Seconding the motion, Canon Gillian Wharton (Dublin & Glendalough) said: “One of the key features of the Working Group was listening to each other and hearing the concerns of each member of the Working Group; concerns such as that the breadth of the voice of the Church of Ireland, in all its complexity, shades, colours, and experiences would be heard. There was concern that the voice of areas of the Church of Ireland which are sparsely populated, or have particular issues in disadvantaged urban areas, would disappear.”
It was felt that no diocese should have more than twice the average number of representatives, and none should have fewer than half the number of average representatives. She said that they envisaged a phased introduction of the changes, with the first review taking place after three triennia (nine years).
She said that, if the motion was agreed, the Standing Committee asked members to agree that diocesan synods of 2019 be informed of the work in Appendix K of the report.
Andrew Brannigan (Down & Dromore), proposer of the original 2018 Private Member’s Bill, said that it was pleasing that representation was based on cures, the lifeblood of the Church. It was good, he said, to see the weighting system, which was fair in increasing the voices of smaller dioceses.

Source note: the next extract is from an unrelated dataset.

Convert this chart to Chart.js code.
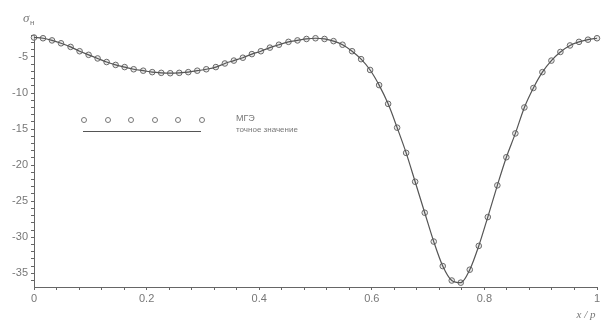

Canon Horace McKinley (Dublin & Glendalough) said that, as one of the longest serving clerical members in the Synod, he remembered proposals of the past. He pointed out that the Church had a unique feature: it covered one island on which two different political jurisdictions prevailed.
“We are members one of another,” he said. “We are a Church where we are enabled to say “This is my story, and will you now tell me your story”. “The concern of many of us in the Southern Province was that this would lead to imbalance and a shift within the power structure.
“I feel much more confident that those concerns have been met. I plead that we do not think of ourselves only in terms of statistics and numbers, because we are a lot more than that. We are not a business: we come at this from a different angle.”
The Archdeacon of Cork, Cloyne & Ross, the Ven. Adrian Wilkinson (Cork, Cloyne & Ross), said that diversity was very important, and that the small, weak, and vulnerable were still involved.
The Ven. Andrew Orr (Ossory & Leighlin) also supported the proposal, but expressed concern that a small clique of people would be elected again and again, and suggested that a time limitation for serving be introduced to ensure a flow of representation.
Members agreed to adopt the report and communicate the information to diocesan synods.